Chemical oxygen-iodine laser with atomic iodine generated via fluorine atoms

A chemical method of atomic iodine generation followed by iodine injection into the supersonic nozzle of Chemical Oxygen-Iodine Laser (COIL) was studied experimentally. This method is based on the reaction of gaseous hydrogen iodide (or deuterium iodide) with fluorine atoms formed in a preceding reaction between molecular fluorine and nitrogen oxide. Iodine atoms are generated in specially designed reactors and then injected into the primary gas flow in the COIL cavity. Concentration profiles of atomic iodine along the primary gas flow or perpendicularly to it were measured in dependence on the flow rates of reaction gases. Very high concentrations of atomic iodine (up to 3.2 × 1015 cm−3) were measured in the laser cavity when the primary gas contained no singlet oxygen, O2(1Δg).
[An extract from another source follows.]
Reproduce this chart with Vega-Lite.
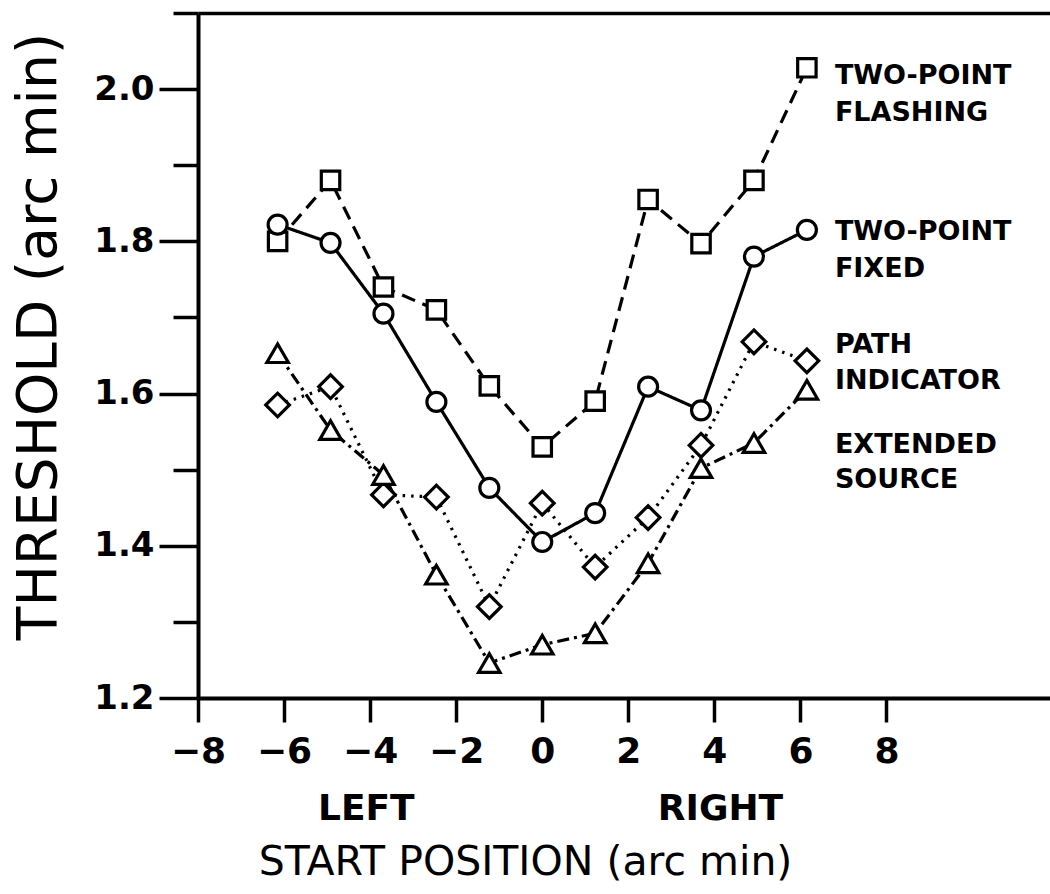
{
  "$schema": "https://vega.github.io/schema/vega-lite/v6.json",
  "width": 852,
  "height": 685,
  "autosize": {"type": "none"},
  "padding": {"left": 198, "top": 13, "right": 0, "bottom": 196},
  "background": "white",
  "config": {
    "view": {"stroke": null},
    "axis": {
      "grid": false,
      "domainColor": "black",
      "tickColor": "black",
      "labelColor": "black",
      "titleColor": "black",
      "labelFont": "DejaVu Sans",
      "titleFont": "DejaVu Sans"
    },
    "text": {"font": "DejaVu Sans", "fontWeight": "bold", "fontSize": 27, "color": "black", "align": "left", "baseline": "middle"}
  },
  "data": {
    "values": [
      {"series": "Two-point flashing", "x": -6.15, "y": 1.80},
      {"series": "Two-point flashing", "x": -4.92, "y": 1.88},
      {"series": "Two-point flashing", "x": -3.69, "y": 1.74},
      {"series": "Two-point flashing", "x": -2.46, "y": 1.71},
      {"series": "Two-point flashing", "x": -1.23, "y": 1.61},
      {"series": "Two-point flashing", "x": 0, "y": 1.53},
      {"series": "Two-point flashing", "x": 1.23, "y": 1.59},
      {"series": "Two-point flashing", "x": 2.46, "y": 1.855},
      {"series": "Two-point flashing", "x": 3.69, "y": 1.797},
      {"series": "Two-point flashing", "x": 4.92, "y": 1.88},
      {"series": "Two-point flashing", "x": 6.15, "y": 2.028},
      {"series": "Two-point fixed", "x": -6.15, "y": 1.822},
      {"series": "Two-point fixed", "x": -4.92, "y": 1.798},
      {"series": "Two-point fixed", "x": -3.69, "y": 1.705},
      {"series": "Two-point fixed", "x": -2.46, "y": 1.589},
      {"series": "Two-point fixed", "x": -1.23, "y": 1.476},
      {"series": "Two-point fixed", "x": 0, "y": 1.405},
      {"series": "Two-point fixed", "x": 1.23, "y": 1.443},
      {"series": "Two-point fixed", "x": 2.46, "y": 1.609},
      {"series": "Two-point fixed", "x": 3.69, "y": 1.578},
      {"series": "Two-point fixed", "x": 4.92, "y": 1.78},
      {"series": "Two-point fixed", "x": 6.15, "y": 1.815},
      {"series": "Path indicator", "x": -6.15, "y": 1.585},
      {"series": "Path indicator", "x": -4.92, "y": 1.609},
      {"series": "Path indicator", "x": -3.69, "y": 1.467},
      {"series": "Path indicator", "x": -2.46, "y": 1.464},
      {"series": "Path indicator", "x": -1.23, "y": 1.32},
      {"series": "Path indicator", "x": 0, "y": 1.456},
      {"series": "Path indicator", "x": 1.23, "y": 1.372},
      {"series": "Path indicator", "x": 2.46, "y": 1.437},
      {"series": "Path indicator", "x": 3.69, "y": 1.532},
      {"series": "Path indicator", "x": 4.92, "y": 1.668},
      {"series": "Path indicator", "x": 6.15, "y": 1.643},
      {"series": "Extended source", "x": -6.15, "y": 1.653},
      {"series": "Extended source", "x": -4.92, "y": 1.552},
      {"series": "Extended source", "x": -3.69, "y": 1.493},
      {"series": "Extended source", "x": -2.46, "y": 1.362},
      {"series": "Extended source", "x": -1.23, "y": 1.246},
      {"series": "Extended source", "x": 0, "y": 1.27},
      {"series": "Extended source", "x": 1.23, "y": 1.285},
      {"series": "Extended source", "x": 2.46, "y": 1.377},
      {"series": "Extended source", "x": 3.69, "y": 1.502},
      {"series": "Extended source", "x": 4.92, "y": 1.535},
      {"series": "Extended source", "x": 6.15, "y": 1.605}
    ]
  },
  "resolve": {"axis": {"x": "independent", "y": "independent"}},
  "layer": [
    {
      "mark": {"type": "line", "color": "black", "strokeWidth": 3.2},
      "encoding": {
        "x": {
          "field": "x", "type": "quantitative",
          "scale": {"domain": [-8, 11.8], "nice": false, "zero": false},
          "axis": {
            "orient": "bottom",
            "values": [-8, -6, -4, -2, 0, 2, 4, 6, 8],
            "tickSize": 24, "tickWidth": 3.5, "domainWidth": 4,
            "labelFontSize": 36, "labelFontWeight": "bold",
            "labelBaseline": "middle", "labelPadding": 29,
            "labelFlush": false, "labelOverlap": false,
            "title": "START POSITION (arc min)",
            "titleFontSize": 41, "titleFontWeight": "normal",
            "titleX": 327, "titleY": 164,
            "titleBaseline": "middle", "titleAlign": "center"
          }
        },
        "y": {
          "field": "y", "type": "quantitative",
          "scale": {"domain": [1.2, 2.1], "nice": false, "zero": false},
          "axis": {
            "orient": "left",
            "values": [1.2, 1.4, 1.6, 1.8, 2.0],
            "labelExpr": "format(datum.value, '.1f')",
            "tickSize": 39, "tickWidth": 3.5, "domainWidth": 4,
            "labelFontSize": 34, "labelFontWeight": "bold", "labelPadding": 5,
            "title": "THRESHOLD (arc min)",
            "titleFontSize": 55, "titleFontWeight": "normal",
            "titleX": -160, "titleY": 323, "titleAngle": -90,
            "titleBaseline": "middle", "titleAlign": "center"
          }
        },
        "detail": {"field": "series"},
        "strokeDash": {
          "field": "series", "type": "nominal",
          "scale": {
            "domain": ["Two-point flashing", "Two-point fixed", "Path indicator", "Extended source"],
            "range": [[14, 8], [1, 0], [2.5, 6], [12, 5, 3, 5]]
          },
          "legend": null
        }
      }
    },
    {
      "mark": {"type": "point", "filled": true, "fill": "white", "stroke": "black", "strokeWidth": 3.2, "opacity": 1},
      "encoding": {
        "x": {
          "field": "x", "type": "quantitative",
          "scale": {"domain": [-8, 11.8], "nice": false, "zero": false},
          "axis": {
            "orient": "bottom",
            "values": [-4.1, 4.13],
            "labelExpr": "datum.value < 0 ? 'LEFT' : 'RIGHT'",
            "ticks": false, "domain": false,
            "labelFontSize": 36, "labelFontWeight": "bold",
            "labelBaseline": "middle", "labelPadding": 110,
            "labelFlush": false, "labelOverlap": false,
            "title": null
          }
        },
        "y": {
          "field": "y", "type": "quantitative",
          "scale": {"domain": [1.2, 2.1], "nice": false, "zero": false},
          "axis": {
            "orient": "left",
            "values": [1.3, 1.5, 1.7, 1.9, 2.1],
            "tickSize": 25, "tickWidth": 3.5,
            "labels": false, "domain": false, "title": null
          }
        },
        "shape": {
          "field": "series", "type": "nominal",
          "scale": {
            "domain": ["Two-point flashing", "Two-point fixed", "Path indicator", "Extended source"],
            "range": ["square", "circle", "diamond", "triangle-up"]
          },
          "legend": null
        },
        "size": {
          "field": "series", "type": "nominal",
          "scale": {
            "type": "ordinal",
            "domain": ["Two-point flashing", "Two-point fixed", "Path indicator", "Extended source"],
            "range": [340, 360, 560, 460]
          },
          "legend": null
        }
      }
    },
    {
      "transform": [{"filter": "datum.series === 'Two-point flashing' && datum.x > 6"}],
      "mark": {"type": "text", "text": ["TWO-POINT", "FLASHING"], "lineHeight": 37, "dx": 28, "dy": 8},
      "encoding": {
        "x": {
          "field": "x", "type": "quantitative",
          "scale": {"domain": [-8, 11.8], "nice": false, "zero": false},
          "axis": {"orient": "top", "ticks": false, "labels": false, "domainWidth": 3.5, "title": null}
        },
        "y": {"field": "y", "type": "quantitative", "scale": {"domain": [1.2, 2.1], "nice": false, "zero": false}, "axis": null}
      }
    },
    {
      "transform": [{"filter": "datum.series === 'Two-point fixed' && datum.x > 6"}],
      "mark": {"type": "text", "text": ["TWO-POINT", "FIXED"], "lineHeight": 37, "dx": 28, "dy": 2},
      "encoding": {
        "x": {"field": "x", "type": "quantitative", "scale": {"domain": [-8, 11.8], "nice": false, "zero": false}, "axis": null},
        "y": {"field": "y", "type": "quantitative", "scale": {"domain": [1.2, 2.1], "nice": false, "zero": false}, "axis": null}
      }
    },
    {
      "transform": [{"filter": "datum.series === 'Path indicator' && datum.x > 6"}],
      "mark": {"type": "text", "text": ["PATH", "INDICATOR"], "lineHeight": 36, "dx": 28, "dy": -16},
      "encoding": {
        "x": {"field": "x", "type": "quantitative", "scale": {"domain": [-8, 11.8], "nice": false, "zero": false}, "axis": null},
        "y": {"field": "y", "type": "quantitative", "scale": {"domain": [1.2, 2.1], "nice": false, "zero": false}, "axis": null}
      }
    },
    {
      "transform": [{"filter": "datum.series === 'Extended source' && datum.x > 6"}],
      "mark": {"type": "text", "text": ["EXTENDED", "SOURCE"], "lineHeight": 35, "dx": 28, "dy": 55},
      "encoding": {
        "x": {"field": "x", "type": "quantitative", "scale": {"domain": [-8, 11.8], "nice": false, "zero": false}, "axis": null},
        "y": {"field": "y", "type": "quantitative", "scale": {"domain": [1.2, 2.1], "nice": false, "zero": false}, "axis": null}
      }
    }
  ]
}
Yields of atomic iodine related to either F2 or HI were rather high (I/F2 ⩽ 100%, I/HI ⩽ 60%). A small signal gain on the I∗-I laser transition was measured when atomic iodine was injected into the primary gas containing singlet oxygen. The measured gain was lower than the gain estimated from the determined concentration of atomic iodine, temperature, and O2(1Δg) yield measured upstream the iodine admixing. This difference was ascribed to the O2(1Δg) quenching by some product of DI oxidation (probably the radical DO2).